Voiding dysfunction is a general term that comprises abnormal voiding in childhood without underlying neurologic causes. Voiding dysfunction can take many forms such as wetting, poor bladder emptying, high bladder capacity, or high bladder pressures. Daytime and/or nighttime wetting is common in children and may occur with or without infections.
The definition of nighttime wetting (nocturnal enuresis) is as a child over 5 years old with involunterary bedwetting two or more times a month. Nighttime wetting occurs in up to 20 percent of children at 5 years of age. About 15 percent of this group gain control each year, leaving one to two percent of adolescents with this problem.
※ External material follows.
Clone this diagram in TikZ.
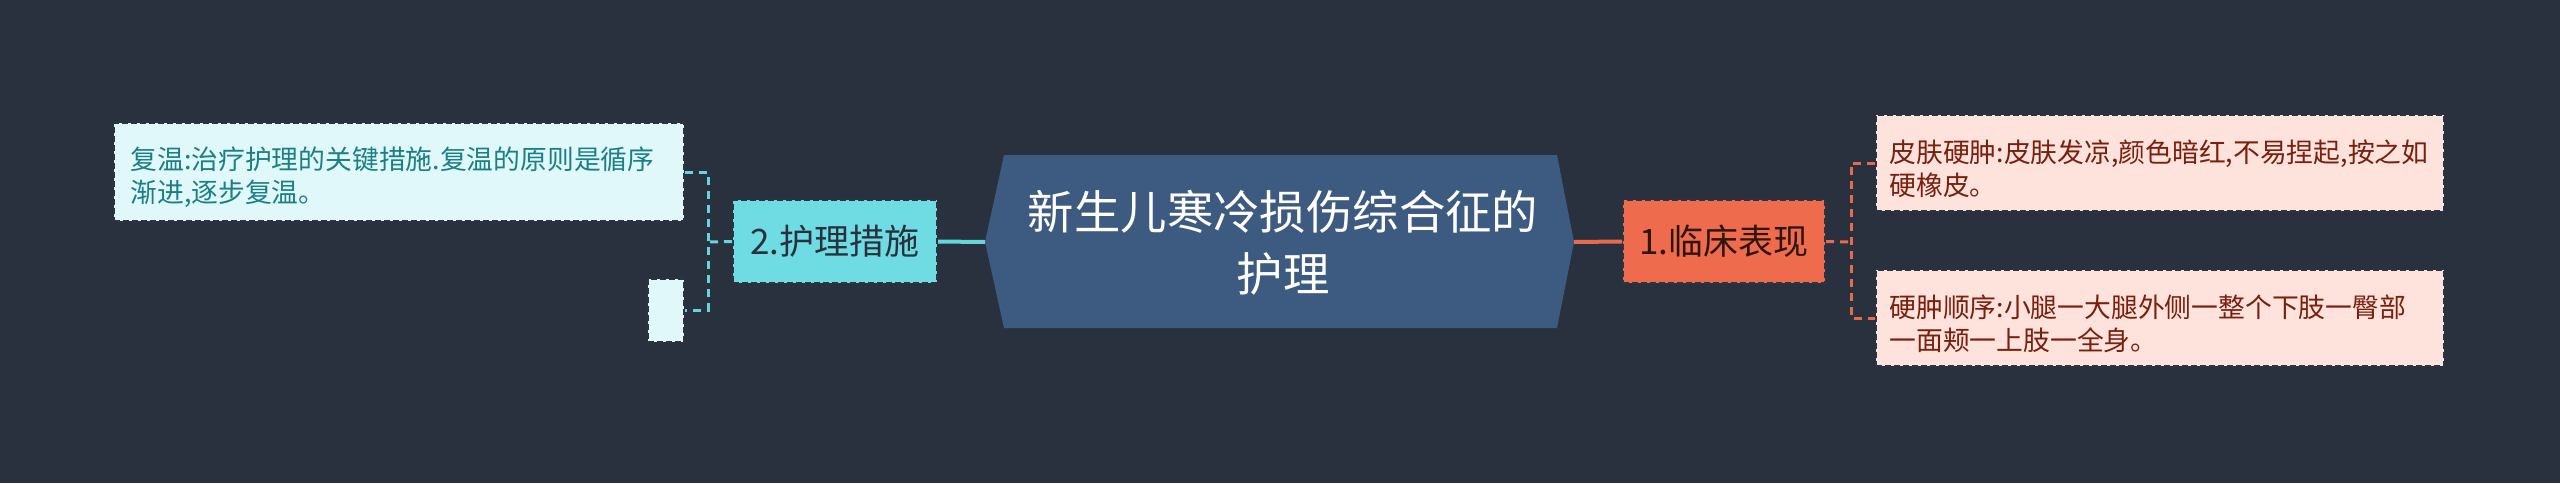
\documentclass[tikz,border=0pt]{standalone}
\usepackage{fontspec}
\setmainfont{Noto Sans CJK SC}
\definecolor{bgc}{HTML}{29313F}
\definecolor{hubc}{HTML}{3D5B80}
\definecolor{coralc}{HTML}{EF6B4D}
\definecolor{cyanc}{HTML}{6EDCE2}
\definecolor{cyanline}{HTML}{66D6DD}
\definecolor{coralline}{HTML}{E9694C}
\definecolor{lcfill}{HTML}{E0F8F9}
\definecolor{lctext}{HTML}{1B7F86}
\definecolor{rcfill}{HTML}{FDE3DC}
\definecolor{rctext}{HTML}{7A1E0E}
\definecolor{edgec}{HTML}{2B3443}
\begin{document}
\begin{tikzpicture}[x=0.5pt,y=-0.5pt,
  branchbox/.style={draw=edgec, dash pattern=on 3pt off 1.5pt, line width=1pt, inner sep=0pt,
    minimum height=41.5pt, font=\fontsize{17.5}{20}\selectfont},
  leafbox/.style={draw=edgec, dash pattern=on 3pt off 1.5pt, line width=1pt, inner sep=0pt},
  leaftext/.style={inner sep=0pt, align=left, font=\fontsize{13.4}{16.5}\selectfont},
  solidlink/.style={line width=2pt},
  dashlink/.style={line width=1.5pt, dash pattern=on 4pt off 3pt}]
\fill[bgc] (0,0) rectangle (2560,483);
\useasboundingbox (0,0) rectangle (2560,483);
% central hexagon
\fill[hubc] (985,242) -- (1004,155) -- (1557,155) -- (1574,242) -- (1557,328) -- (1004,328) -- cycle;
\coordinate (hl) at (985,242);
\coordinate (hr) at (1574,242);
\node[font=\fontsize{23.2}{31}\selectfont, text=white, align=center] (hub) at (1283,243) {新生儿寒冷损伤综合征的\\护理};
% branches
\node[branchbox, fill=coralc, text=black!80!coralc, minimum width=101pt] (b1) at (1724,241.5) {1.临床表现};
\node[branchbox, fill=cyanc, text=bgc, minimum width=102pt] (b2) at (835,241.5) {2.护理措施};
% right leaves
\node[leafbox, fill=rcfill, minimum width=284pt, minimum height=48pt] (l1) at (2160,163) {};
\node[leaftext, text=rctext, text width=272pt, anchor=west] (l1t) at ([xshift=7pt,yshift=-3pt]l1.west)
  {皮肤硬肿:皮肤发凉,颜色暗红,不易捏起,按之如\\硬橡皮。};
\node[leafbox, fill=rcfill, minimum width=284pt, minimum height=48pt] (l2) at (2160,318) {};
\node[leaftext, text=rctext, text width=272pt, anchor=west] (l2t) at ([xshift=7pt,yshift=-3pt]l2.west)
  {硬肿顺序:小腿一大腿外侧一整个下肢一臀部\\一面颊一上肢一全身。};
% left leaves
\node[leafbox, fill=lcfill, minimum width=285pt, minimum height=49pt] (lb) at (399,172) {};
\node[leaftext, text=lctext, text width=272pt, anchor=west] (lbt) at ([xshift=8.5pt,yshift=-2.5pt]lb.west)
  {复温:治疗护理的关键措施.复温的原则是循序\\渐进,逐步复温。};
\node[leafbox, fill=lcfill, minimum width=18pt, minimum height=31.5pt] (sb) at (666,310) {};
% connectors
\coordinate (rj) at (1851,242);
\coordinate (lj) at (708,242);
\draw[coralline, solidlink] (hr) -- (b1.west);
\draw[cyanline, solidlink] (hl) -- (b2.east);
\draw[coralline, dashlink] (b1.east) -- (rj);
\draw[coralline, dashlink] (l1.west) -| (rj) |- (l2.west);
\draw[cyanline, dashlink] (b2.west) -- (lj);
\draw[cyanline, dashlink] (lb.east) -| (lj) |- (sb.east);
\end{tikzpicture}
\end{document}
Secondary enuresis starts after the child was apparently toilet trained, dry during the night for at least 6 months. This comprises 25 percent of the nighttime wetting group. Daytime and nighttime wetting occur in another 15 percent of children with nighttime wetting. Daytime wetters have uncontrolled daytime wetting accidents that are often embarrassing especially if the child is in school or daycare.
HAWK (Helping Awaiting Web Kids Center) at Georgia Urology
The HAWK (Help Awaiting Wet Kids) Center for voiding dysfunction attends to the special needs of children with wetting issues and other forms of abnormal urination. Voiding dysfunction causes a great deal of anxiety for patients and parents. Exclusions from social events such as sleep-overs and summer camps are common with these children.
At Georgia Pediatric Urology, highly-trained and experienced nurse practitioners specialize in the evaluation and treatment of children with voiding dysfunction. After thorough history taking, our skilled staff rule out physical causes for voiding dysfunction (phimosis, meatal stenosis, constipation, or spinal abnormalities). Diagnostic tools include ultrasound, video urodynamic studies, and urine tests. Discussions include behavioral (e.g., timed voiding, double voiding), dietary (e.g., minimizing intake of fluids, sodas, caffeine), and pharmacologic management, and the use of bed-wetting alarms. Biofeedback teaches children in a video game-like setting to relax the pelvic floor and urinary sphincter in order to facilitate complete bladder emptying.